Right, but any eventual promotion path would allow this to subvert the 
user mempolicy or cpuset.mems if the demoted memory is eventually promoted 
to a DRAM node on its socket.  We've discussed not having the ability to 
map from the demoted page to either of these contexts and it becomes more 
difficult for shared memory.  We have page_to_nid() and page_zone() so we 
can always find the appropriate demotion or promotion node for a given 
page if there is a 1:1 relationship.

Do we lose anything with the strict 1:1 relationship between DRAM and PMEM 
nodes?  It seems much simpler in terms of implementation and is more 
intuitive.

> I think using pmem as a node is more natural than zone and less intrusive
> since we can just reuse all the numa APIs.
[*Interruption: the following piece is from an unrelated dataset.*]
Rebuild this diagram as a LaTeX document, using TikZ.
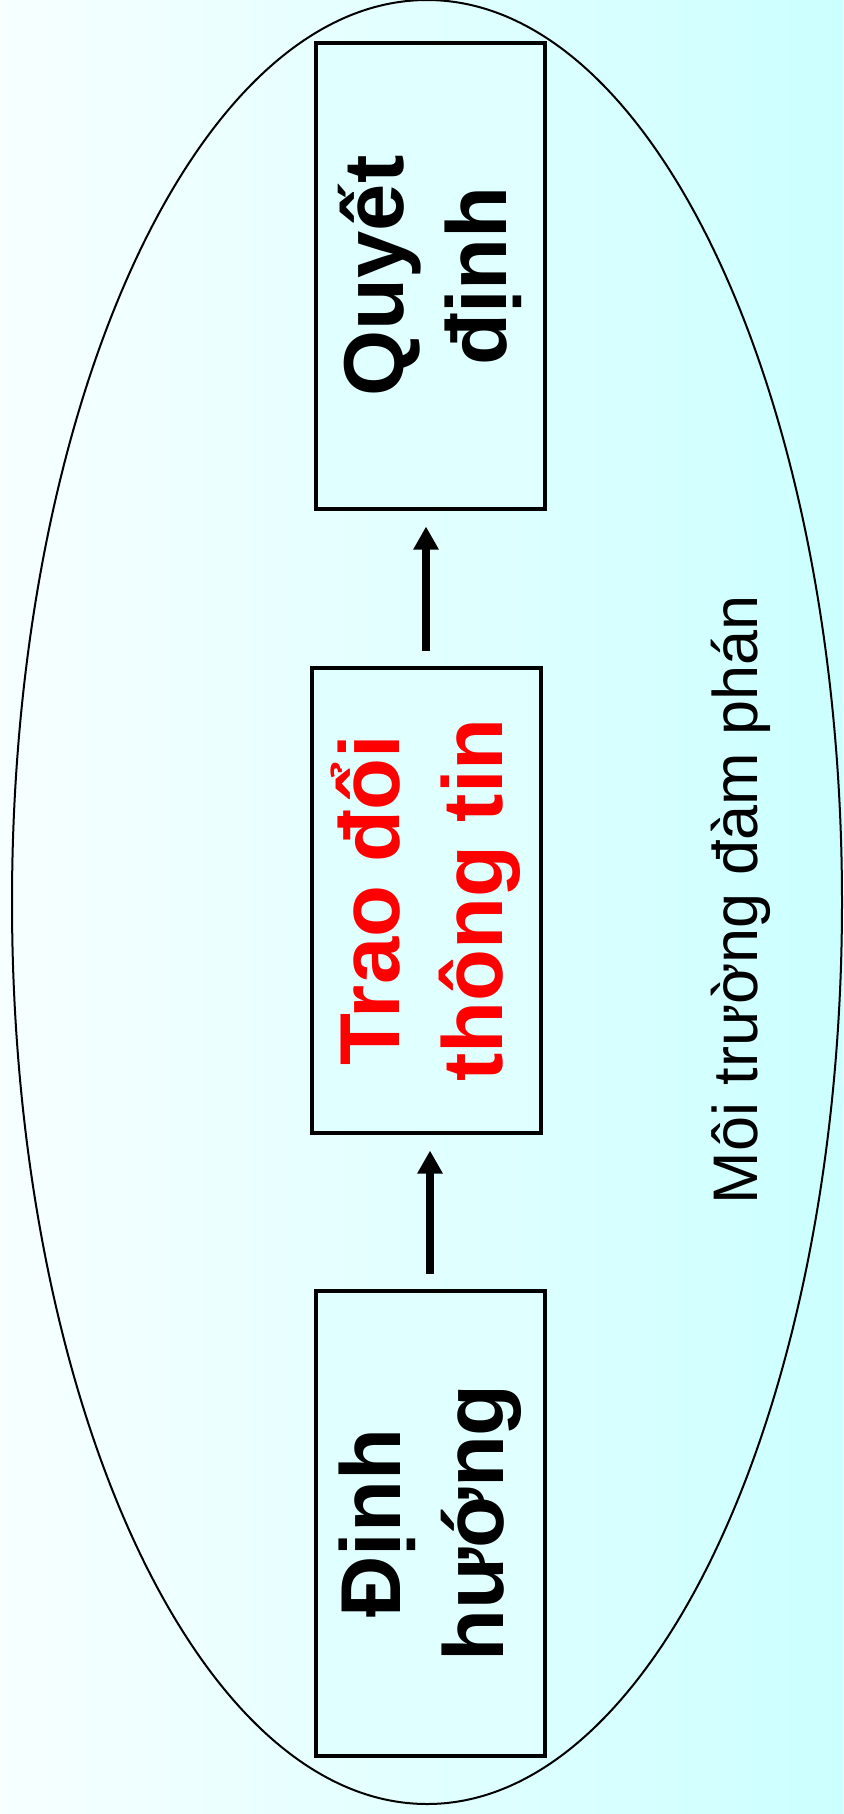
\documentclass[tikz,border=0pt]{standalone}
\usepackage{fontspec}
\setmainfont{Liberation Sans}
\usepackage{tikz}
\usetikzlibrary{calc,arrows.meta}
\definecolor{paleleft}{HTML}{F7FFFF}
\definecolor{paleright}{HTML}{CCFFFF}
\definecolor{boxfill}{HTML}{E0FFFF}
\tikzset{
	stage/.style = {draw, line width=4pt, fill=boxfill, rotate=90, align=center,
		minimum width=465pt, minimum height=229pt, inner sep=0pt,
		font=\bfseries\fontsize{85}{103}\selectfont},
	flow/.style = {line width=8pt, -{Triangle[length=23pt,width=24pt]},
		shorten <=15pt, shorten >=16pt}
}

\begin{document}
\begin{tikzpicture}[x=1pt,y=-1pt]
	\shade[left color=paleleft,right color=paleright] (0,0) rectangle (843,1814);
	\useasboundingbox (0,0) rectangle (843,1814);
	\draw[line width=2pt] (427,902) ellipse[x radius=415pt, y radius=902pt];
	\node[stage] (Q) at (430,276) {Quyết\\định};
	\node[stage] (T) at (426,900) {\color{red}Trao đổi\\\color{red}thông tin};
	\node[stage] (D) at (430,1523) {Định\\hướng};
	\draw[flow] (D.east) -- (D.east |- T.west);
	\draw[flow] (T.east) -- (T.east |- Q.west);
	\node[rotate=90, anchor=base, font=\fontsize{63}{75}\selectfont] (env) at (757,900) {Môi trường đàm phán};
\end{tikzpicture}
\end{document}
If we treat pmem as a new zone I
> think the implementation may be more intrusive and complicated (i.e. need a
> new gfp flag) and user can't control the memory placement.
> 

This is an important decision to make, I'm not sure that we actually 
*want* all of these NUMA APIs :)  If my memory is demoted, I can simply do 
migrate_pages() back to DRAM and cause other memory to be demoted in its 
place.  Things like MPOL_INTERLEAVE over nodes {0,1,2} don't make sense.  
Kswapd for a DRAM node putting pressure on a PMEM node for demotion that 
then puts the kswapd for the PMEM node under pressure to reclaim it serves 
*only* to spend unnecessary cpu cycles.

Users could control the memory placement through a new mempolicy flag, 
which I think are needed anyway for explicit allocation policies for PMEM 
nodes.  Consider if PMEM is a zone so that it has the natural 1:1 
relationship with DRAM, now your system only has nodes {0,1} as today, no 
new NUMA topology to consider, and a mempolicy flag MPOL_F_TOPTIER that 
specifies memory must be allocated from ZONE_MOVABLE or ZONE_NORMAL (and I 
can then mlock() if I want to disable demotion on memory pressure).